What does it mean to write the history of a place as large, diverse, and internally contested as the Indian subcontinent? This book argues that the answer lies not only in what happened but in how scholars have chosen to describe, explain, and evaluate what happened. Historiography is the study of those choices—the premises that guide selection of sources, the theories that shape interpretation, and the narrative forms that render the past meaningful. By tracing the major interpretive frameworks that have organized thinking about India, we can see both the power and the limits of each approach, and we can learn to read historical claims with a more critical, reflective eye.

The story begins with the colonial encounter, when administrators, missionaries, and Orientalist scholars fashioned chronologies, textual canons, and civilizational hierarchies that served imperial ends. Their projects—cataloguing manuscripts, codifying law, classifying communities, and excavating ruins—produced archives that remain indispensable yet deeply partial. Against and alongside these efforts, Indian intellectuals developed nationalist histories that sought to recuperate dignity, continuity, and agency. The resulting tension between imperial knowledge and anti-colonial counter-narratives reveals how periodization itself—“ancient/medieval/modern,” or “Hindu/Muslim/British”—is a political technology rather than a neutral description.

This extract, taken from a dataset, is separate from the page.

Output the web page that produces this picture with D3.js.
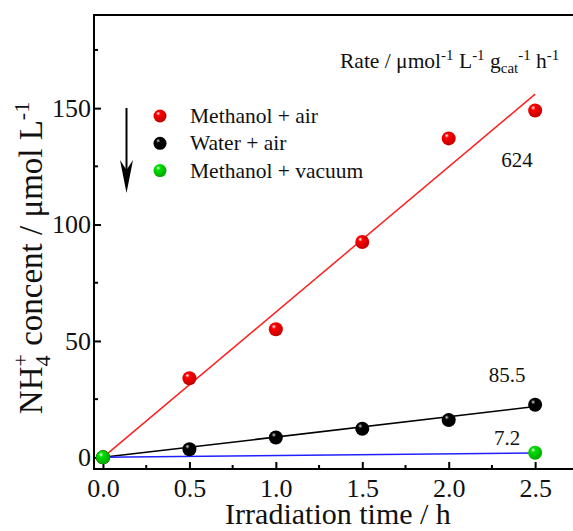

From the mid-twentieth century onward, new currents transformed the field. Marxist historians redirected attention to class, agrarian relations, and the material structures of colonial capitalism, while the Cambridge School emphasized patronage and local politics over grand ideological programs. Influences from the Annales school encouraged a turn to social history and the longue durée, expanding historians’ toolkits beyond dynasties and dates to structures and everyday life. Each of these moves sharpened methods—quantitative analysis, serial data, microhistory—while also raising questions about evidence, scale, and explanation.

Beginning in the late twentieth century, subaltern studies and feminist scholarship challenged the archive’s silences by foregrounding marginalized voices and forms of agency that elude elite texts. Postcolonial critiques further scrutinized how categories like “tradition,” “religion,” “community,” and even “India” were produced through colonial power and reproduced in nationalist discourse. These interventions did not simply add new topics; they reworked the relationship between historian and source, asking us to read against the grain, to treat absence as testimony, and to make our own positionality visible.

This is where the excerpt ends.